This is hilarious!! I have dabbled with the thought that I was blessed with something special.... now I know I am!! :boogie


----------



## Gerard (Feb 3, 2004)

For some reason, I still don't :con


----------



## Prodigal Son (Dec 11, 2005)

This topic is classic.


----------



## Noca (Jun 24, 2005)

aka dru said:


> tune in next time for the latin luver...


I love that show!


----------



## PlayerOffGames (Mar 19, 2007)

wheres aka dru?!...stop lurking!


----------



## funkypresident (Sep 17, 2005)

heheeh what a excellent thread, 

I remember it from back in the day when i was a wee little lad growing up in scotland :yay


----------



## tobeyourselfisnotacrime (Jun 10, 2007)

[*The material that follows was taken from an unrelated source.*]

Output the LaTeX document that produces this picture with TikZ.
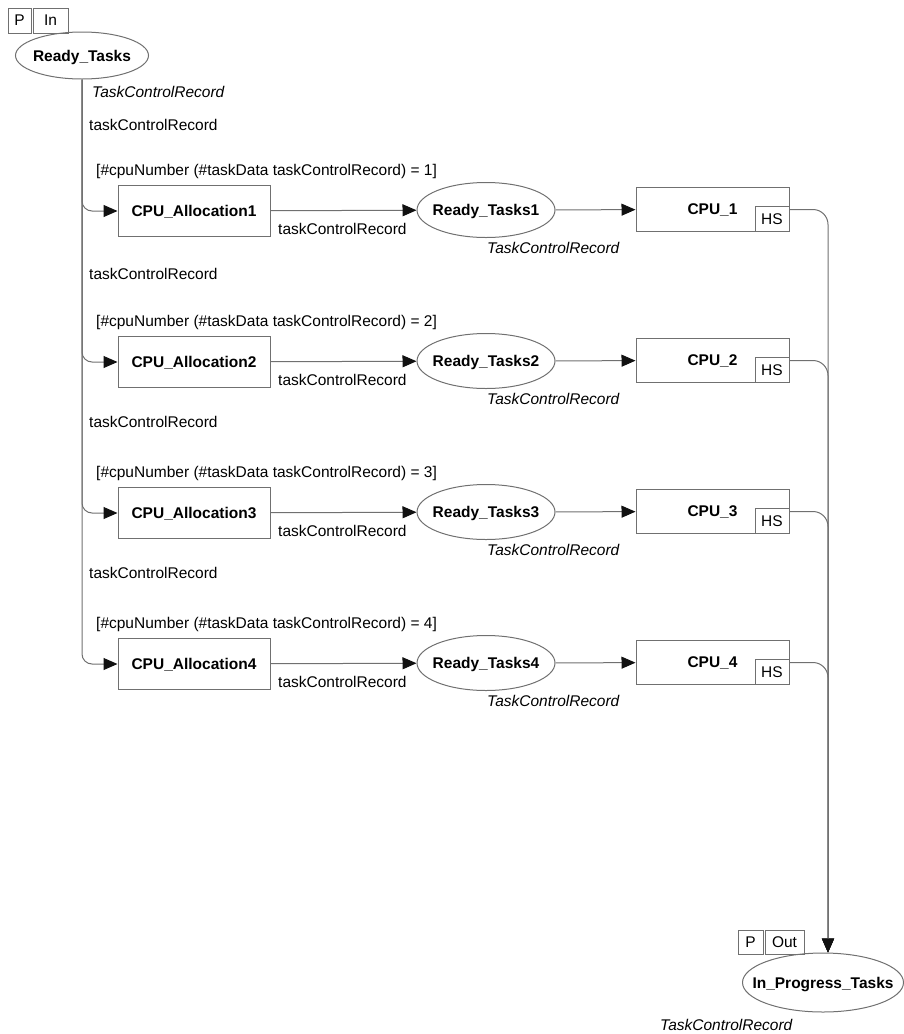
\documentclass[tikz,border=0pt]{standalone}
\usepackage{fontspec}
\setmainfont{Liberation Sans}
\usetikzlibrary{shapes.geometric,arrows.meta}
\definecolor{cpnLine}{HTML}{707070}
\definecolor{cpnInk}{HTML}{111111}
\newcommand{\cpnfont}{\fontsize{15.5}{18}\selectfont}

\begin{document}
\begin{tikzpicture}[x=1pt,y=-1pt,
		place/.style={ellipse,draw=cpnLine,line width=1pt,inner xsep=-20pt,inner ysep=0pt,text depth=0pt,font=\cpnfont\bfseries},
		trans/.style={rectangle,draw=cpnLine,line width=1pt,minimum width=152,minimum height=51,inner sep=0pt,text depth=0pt,font=\cpnfont\bfseries},
		subst/.style={rectangle,draw=cpnLine,line width=1pt,minimum width=153,minimum height=44,inner sep=0pt,text depth=0pt,font=\cpnfont\bfseries},
		tag/.style={rectangle,draw=cpnLine,line width=1pt,minimum height=25,inner sep=0pt,text depth=0pt,font=\cpnfont},
		colset/.style={anchor=west,inner sep=0pt,font=\cpnfont\itshape},
		inscr/.style={anchor=west,inner sep=0pt,font=\cpnfont},
		arc/.style={draw=cpnLine,line width=1pt,-{Triangle[length=14pt,width=12pt,color=cpnInk]}}]
		\useasboundingbox (0,0) rectangle (903,1034);
		\node[tag,minimum width=23] (pin) at (19.5,20.5) {P};
		\node[tag,minimum width=35] (in) at (50.5,20.5) {In};
		\node[place,minimum width=133,minimum height=47] (rt) at (82,55.5) {Ready\_Tasks};
		\node[colset] (rtcs) at (92,92) {TaskControlRecord};
		\node[tag,minimum width=25,minimum height=24] (pout) at (750.5,942) {P};
		\node[tag,minimum width=39,minimum height=24] (out) at (784.5,942) {Out};
		\node[place,minimum width=161,minimum height=59] (ipt) at (823,982.5) {In\_Progress\_Tasks};
		\node[colset] (iptcs) at (660,1025) {TaskControlRecord};
		\foreach \i/\y/\ly in {1/211/125,2/362/274,3/513/422,4/664/573}{
			\node[inscr] (var\i) at (89,\ly) {taskControlRecord};
			\node[inscr] (grd\i) at (96,\y-40) {[\#cpuNumber (\#taskData taskControlRecord) = \i]};
			\node[trans] (alloc\i) at (194,\y) {CPU\_Allocation\i};
			\node[place,minimum width=138,minimum height=55] (rdy\i) at (486,\y-1) {Ready\_Tasks\i};
			\node[colset] (rdycs\i) at (487,\y+37) {TaskControlRecord};
			\node[inscr] (lbl\i) at (278,\y+18) {taskControlRecord};
			\node[subst] (cpu\i) at (712.5,\y-1.5) {CPU\_\i\hspace{10pt}};
			\node[tag,minimum width=34,anchor=south east] (hs\i) at (cpu\i.south east) {HS};
			\draw[arc,rounded corners=10] (rt.south) |- (alloc\i.west);
			\draw[arc] (alloc\i) -- (rdy\i);
			\draw[arc] (rdy\i) -- (cpu\i);
			\draw[arc,rounded corners=15] (cpu\i.east) -| ([xshift=5]ipt.north);
		}
	\end{tikzpicture}
\end{document}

LOL Ya right I just realized SA is great!!!!


----------



## DreamyDove (Dec 8, 2009)

I luy' my SA too...:squeeze... everything is so exciting..  ..... I never know what's gonna happen.... I might embarrass myself... I might get so dizzy I feel like I can barely stand, let alone walk.... I might find unique ways and detours to avoid anxiety overload.... everyday is an adventure..!


----------



## Cat Montgomery (Jul 31, 2011)

hey aka... u high?
Then again, my stoner friends tell me I was born stoned.
THANKS SA!


----------



## northstar1991 (Oct 4, 2011)

lol whatever works for you I guess.


----------



## meeps (Dec 5, 2011)

Being scared of social interaction is fun!


----------



## Mykaleidoscopeworld (Jul 6, 2012)

You're right!:yes I gotta make my SA my b*tch and own it. Sick of wasting my life away because of it. I used not give a damn about what anyone thought, but when you are put down so many times you start to believe that you are everything they say you are and they break you. 5 years of being alone and scared of everything time to live. Idk Why i feel positive right now... I hope I feel the same tomorrow.Thank you! Best advice ever.


----------